Rewriting Humour in Comic Books heeft een opvallende focus, die voor een juiste waardering hoge eisen stellen aan de lezer: kennis van de komedies van Aristophanes, kennis van de Nieuwgriekse culturele context, kennis van en toegang tot de Nieuwgriekse stripbewerkingen en toegang tot de vertalingen. Maar tegelijk heeft het een uitgebreide opzet, waarin een breed scala aan onderwerpen aan de orde komt: de geschiedenis van de Aristophanesreceptie, strategieën bij het bewerken tot een strip en, vooral, theorieën over humor, dit alles aan de hand van zeer recent verschenen wetenschappelijke literatuur.
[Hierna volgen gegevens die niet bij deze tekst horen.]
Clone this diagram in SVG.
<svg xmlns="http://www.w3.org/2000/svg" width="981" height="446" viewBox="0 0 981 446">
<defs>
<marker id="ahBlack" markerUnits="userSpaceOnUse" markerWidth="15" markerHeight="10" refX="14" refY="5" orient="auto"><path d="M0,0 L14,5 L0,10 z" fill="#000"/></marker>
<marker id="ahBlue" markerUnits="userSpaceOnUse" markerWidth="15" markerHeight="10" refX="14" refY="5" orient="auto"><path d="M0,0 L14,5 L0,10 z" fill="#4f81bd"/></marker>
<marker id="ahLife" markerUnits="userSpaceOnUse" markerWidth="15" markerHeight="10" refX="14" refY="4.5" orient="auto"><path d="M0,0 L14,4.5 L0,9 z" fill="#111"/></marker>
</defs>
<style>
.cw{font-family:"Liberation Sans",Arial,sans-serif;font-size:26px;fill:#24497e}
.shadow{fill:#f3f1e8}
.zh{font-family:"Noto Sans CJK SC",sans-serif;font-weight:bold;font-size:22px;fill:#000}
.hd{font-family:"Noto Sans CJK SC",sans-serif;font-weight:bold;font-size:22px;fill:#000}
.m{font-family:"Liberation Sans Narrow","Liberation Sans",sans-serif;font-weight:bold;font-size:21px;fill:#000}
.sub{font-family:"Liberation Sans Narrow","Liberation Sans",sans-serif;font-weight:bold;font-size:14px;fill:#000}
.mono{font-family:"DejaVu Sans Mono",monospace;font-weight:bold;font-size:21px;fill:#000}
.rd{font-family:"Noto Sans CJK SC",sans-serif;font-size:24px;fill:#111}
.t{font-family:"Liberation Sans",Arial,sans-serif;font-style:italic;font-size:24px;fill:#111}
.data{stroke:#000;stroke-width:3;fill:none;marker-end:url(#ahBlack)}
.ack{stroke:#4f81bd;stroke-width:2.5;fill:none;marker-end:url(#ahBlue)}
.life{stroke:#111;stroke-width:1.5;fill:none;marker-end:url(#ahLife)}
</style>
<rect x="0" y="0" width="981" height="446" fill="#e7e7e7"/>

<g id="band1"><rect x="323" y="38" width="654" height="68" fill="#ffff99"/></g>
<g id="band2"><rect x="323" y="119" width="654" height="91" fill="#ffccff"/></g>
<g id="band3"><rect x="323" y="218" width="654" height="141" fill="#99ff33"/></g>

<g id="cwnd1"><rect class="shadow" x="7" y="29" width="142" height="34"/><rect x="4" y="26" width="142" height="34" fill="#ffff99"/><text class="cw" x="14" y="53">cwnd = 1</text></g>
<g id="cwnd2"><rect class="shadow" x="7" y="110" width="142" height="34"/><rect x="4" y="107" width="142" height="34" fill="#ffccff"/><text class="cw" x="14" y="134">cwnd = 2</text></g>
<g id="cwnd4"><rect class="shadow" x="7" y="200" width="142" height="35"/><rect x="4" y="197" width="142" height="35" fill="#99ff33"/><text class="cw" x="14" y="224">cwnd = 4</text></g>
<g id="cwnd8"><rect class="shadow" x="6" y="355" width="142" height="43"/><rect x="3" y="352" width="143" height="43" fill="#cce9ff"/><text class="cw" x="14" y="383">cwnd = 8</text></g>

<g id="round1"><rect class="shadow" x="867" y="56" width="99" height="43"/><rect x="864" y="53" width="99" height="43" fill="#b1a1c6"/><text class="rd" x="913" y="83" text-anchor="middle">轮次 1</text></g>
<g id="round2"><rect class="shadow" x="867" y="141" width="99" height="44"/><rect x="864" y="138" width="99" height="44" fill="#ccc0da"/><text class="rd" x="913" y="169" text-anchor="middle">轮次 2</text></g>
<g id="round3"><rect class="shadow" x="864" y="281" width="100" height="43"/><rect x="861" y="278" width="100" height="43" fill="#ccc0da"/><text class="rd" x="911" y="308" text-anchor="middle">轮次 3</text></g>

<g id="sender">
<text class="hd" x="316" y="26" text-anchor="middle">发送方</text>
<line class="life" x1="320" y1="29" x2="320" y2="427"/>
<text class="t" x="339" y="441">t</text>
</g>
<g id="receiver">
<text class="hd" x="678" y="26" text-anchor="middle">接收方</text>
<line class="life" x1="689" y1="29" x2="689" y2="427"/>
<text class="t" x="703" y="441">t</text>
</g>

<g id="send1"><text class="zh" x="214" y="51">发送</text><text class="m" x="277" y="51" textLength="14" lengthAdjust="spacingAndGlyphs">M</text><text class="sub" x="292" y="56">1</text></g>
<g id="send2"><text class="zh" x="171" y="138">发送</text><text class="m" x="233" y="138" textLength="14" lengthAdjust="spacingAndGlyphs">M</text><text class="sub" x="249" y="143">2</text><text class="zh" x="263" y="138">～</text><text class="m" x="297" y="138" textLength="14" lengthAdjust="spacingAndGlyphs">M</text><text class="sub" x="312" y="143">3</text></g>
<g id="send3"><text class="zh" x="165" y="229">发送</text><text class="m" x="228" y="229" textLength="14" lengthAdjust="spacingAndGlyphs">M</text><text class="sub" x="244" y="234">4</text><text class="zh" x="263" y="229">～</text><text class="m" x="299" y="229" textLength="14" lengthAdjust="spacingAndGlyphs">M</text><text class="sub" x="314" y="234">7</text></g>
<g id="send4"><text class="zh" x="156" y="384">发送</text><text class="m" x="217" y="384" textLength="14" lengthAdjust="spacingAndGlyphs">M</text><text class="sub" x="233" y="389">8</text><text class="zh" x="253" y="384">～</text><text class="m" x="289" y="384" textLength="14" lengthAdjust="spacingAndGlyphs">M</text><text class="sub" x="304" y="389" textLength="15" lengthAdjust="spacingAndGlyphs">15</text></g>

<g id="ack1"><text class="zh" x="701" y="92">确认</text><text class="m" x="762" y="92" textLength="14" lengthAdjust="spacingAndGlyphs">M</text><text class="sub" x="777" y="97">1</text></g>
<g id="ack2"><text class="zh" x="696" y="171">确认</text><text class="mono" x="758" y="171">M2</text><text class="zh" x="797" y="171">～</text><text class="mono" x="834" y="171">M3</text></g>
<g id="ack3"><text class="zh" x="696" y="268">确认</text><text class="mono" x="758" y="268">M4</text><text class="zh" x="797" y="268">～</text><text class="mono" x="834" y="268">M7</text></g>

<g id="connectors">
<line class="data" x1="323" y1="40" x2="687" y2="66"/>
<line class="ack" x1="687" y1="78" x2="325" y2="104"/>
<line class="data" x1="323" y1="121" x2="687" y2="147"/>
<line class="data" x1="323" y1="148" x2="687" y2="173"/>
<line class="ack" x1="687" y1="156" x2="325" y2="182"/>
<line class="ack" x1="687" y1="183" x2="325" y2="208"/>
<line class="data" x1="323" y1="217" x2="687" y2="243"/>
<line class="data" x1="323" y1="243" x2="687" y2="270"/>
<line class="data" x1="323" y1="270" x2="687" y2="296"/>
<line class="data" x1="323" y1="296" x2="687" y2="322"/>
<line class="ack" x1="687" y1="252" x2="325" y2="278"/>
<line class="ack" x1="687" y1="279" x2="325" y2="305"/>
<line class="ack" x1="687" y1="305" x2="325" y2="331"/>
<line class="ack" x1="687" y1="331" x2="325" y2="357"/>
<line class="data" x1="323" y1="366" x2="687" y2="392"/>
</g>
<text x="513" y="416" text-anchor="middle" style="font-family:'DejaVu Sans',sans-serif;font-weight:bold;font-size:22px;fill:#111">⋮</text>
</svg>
Met name dit laatste draagt ertoe bij dat het boek een weliswaar specialistische, maar zeer welkome aanvulling is op de bestaande receptieliteratuur.
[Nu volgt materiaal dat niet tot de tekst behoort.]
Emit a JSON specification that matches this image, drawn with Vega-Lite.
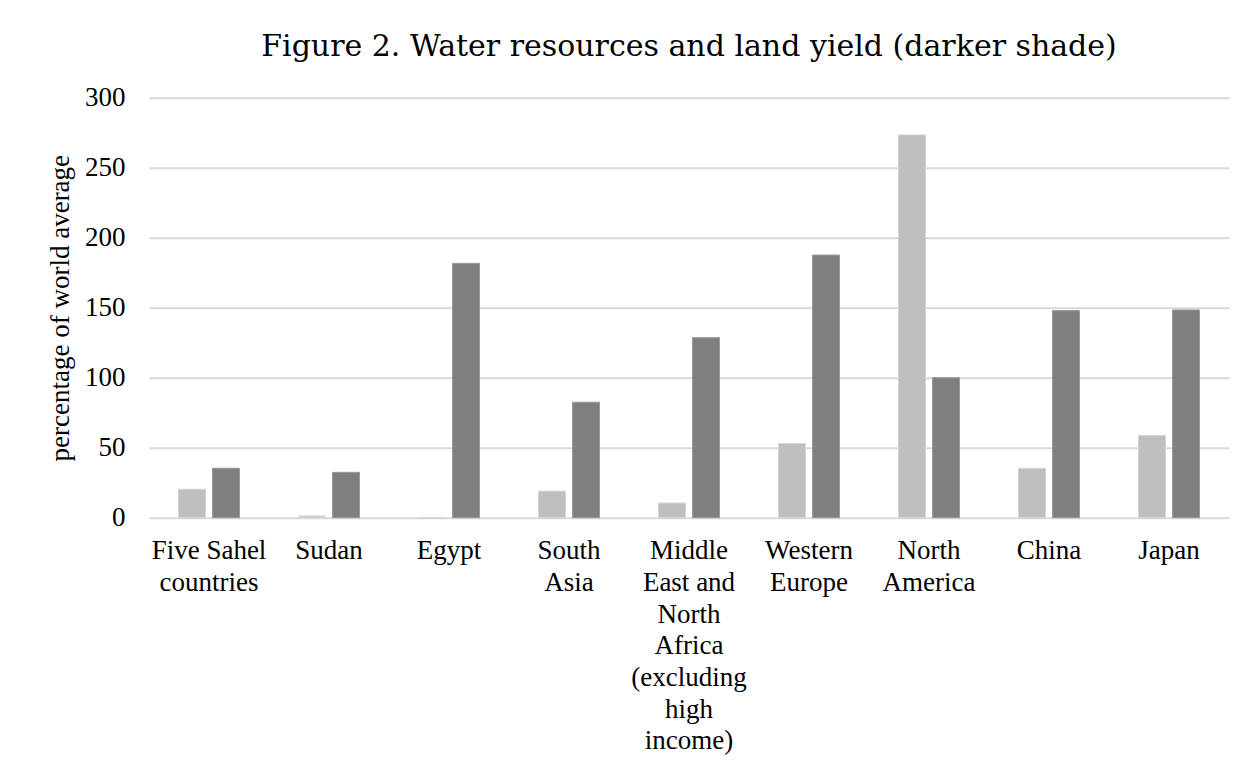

Het laat zien dat de oudheid in het algemeen, en Aristophanes in het bijzonder, ook voor de hedendaagse lezer nog steeds hun waarde hebben.

Literatuur

  • Austin, C. & S.D. Olson, Aristophanes. Thesmophoriazusae, Oxford 2004.
  • Bach, K., Saying, meaning, and implicating. In: K. Allan & K.M. Jaszczolt (eds.), The Cambridge Handbook of Pragmatics, Cambridge 2012: 47-67.
  • Robson, J., Humour, Obscenity and Aristophanes, Tübingen 2006.
  • Sommerstein, A.H., Aristophanes. Thesmophoriazusae, Warminster 1994.
  • Vandaele, J., Narrative Humor (1). Enter Perspective. In: Poetics Today, 31 (2010) 4: 721-785.
  • Vandaele, J., Narrative Humor (2). Exit Perspective. In: Poetics Today, 33 (2012) 1: 59-125.

Noten

1. In het stuk komt de naam niet voor, zie Sommerstein (1994) en Austin-Olson (2004).
2. De Telephos is een niet-bewaard gebleven tragedie van Euripides.
3. Een dergelijke educatieve functie wordt in de oudheid al genoemd voor komediedichters.
4. In dit geval is het ook moeilijk te bespreken, omdat veel van de discussie gekoppeld is aan afbeeldingen uit de strips.
5. Het gaat hier om het zogenoemde coöperatieve principe waarbij deelnemers aan een conversatie vaste verwachtingen hebben over het verloop daarvan, zie Bach (2012).
6. De stijl van tekenen is in alle strips nogal opvallend: karikaturen, dikke lijnen, felle of donkere kleuren, nauwelijks realistische figuren.